From those early days we always realized that whatever you win at the bargaining table or through your fights can always be taken away through the halls of Congress via politicians. So we’ve always seen a strong linkage between campaigns and works we were doing to improve the lives of farm workers, and we had to couple it with our work in politics. I’ve run as many political campaigns as organizing campaigns for workers. That’s just part of it. We have to use politics and leverage our growing size
as a Latino population to really gain things that are going to improve our communities, improve our standard of living for working families.

TMW: Has the Obama administration been supportive of the UFW’s work, and are you looking ahead to the 2012 election?

We have a huge stake in the election. Despite the fact that President Obama hasn’t been able to do everything he wants to do on his agenda, I can’t even begin to image what would happen if someone else got elected right now and what they would do, especially with the climate that exists within this Congress. We have go out there and make sure we mount the best types of campaigns that we possibly can do to ensure that we get the vote out. In the current administration, we do have allies. We have Secretary Solis in the Labor Department, Tom Vilsack in Agriculture, and [Ken] Salazar in the Interior. We couldn’t ask for three better people in those positions. I have a lot of confidence in them and we’ve already worked with them all. When President Bush left office, he changed at the last hour the regulations that apply to guestworkers, workers that are brought in from other countries to work in the fields. He took away the protections for those workers, so they got a two dollar an hour decrease via his regulations. Other protections were stripped out of the regs at that point. So we had to go to Secretary Solis when she came into office and ask for her support and help in reversing the application of those regulations. She got involved. She got engaged. It took us a long time to get things changed, but she got in the fight. Previous administrations would have never, never done that.

TMW: What is the relevance of the worker’s rights movement to Macalester students?

Students have to have exposure to causes and social movements that are relevant and happening today, wherever that may be in the United States.
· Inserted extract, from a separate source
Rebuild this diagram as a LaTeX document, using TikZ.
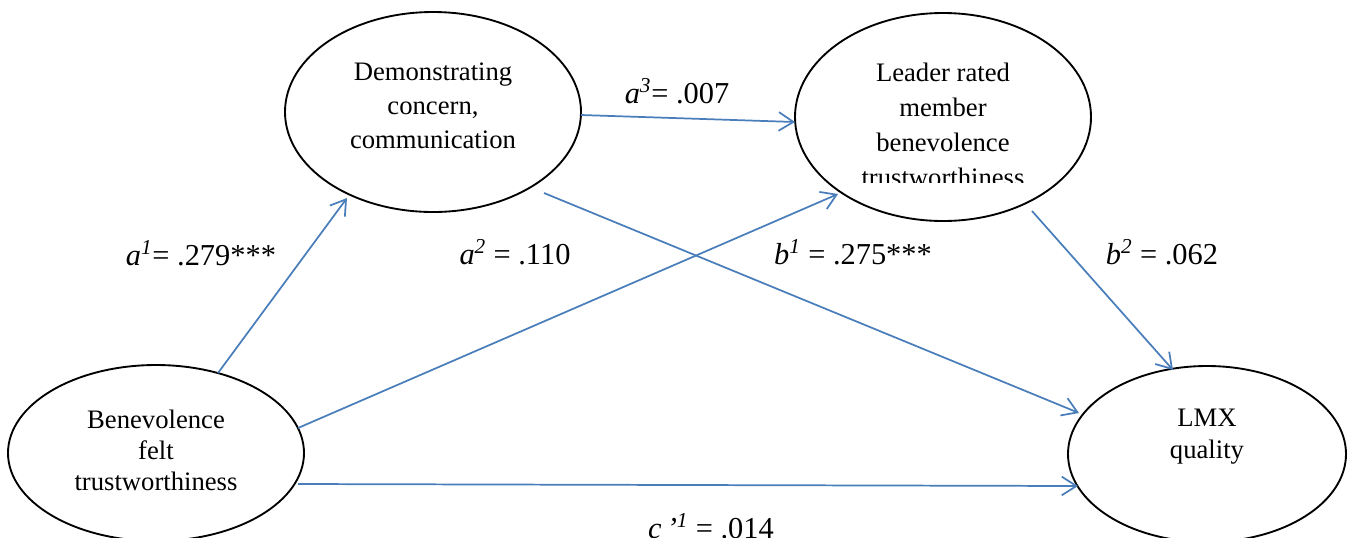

That’s critical. To me, it’s as important to actively get involved in putting on an event like this and being successful, as much as it is about being the classroom. This allows you to apply a lot of what you’ve discussed and learned into action, and it forces you to become creative and innovative in how you prioritize and focus your time. So as much as we can still do to introduce this other students and to other young folks that are dedicated, that are committed, and have social consciousness, that’s very important. In my estimation we can never stop doing that kind of work. That’s what keeps us energized, by bringing in talent, new thinking, and new creativity.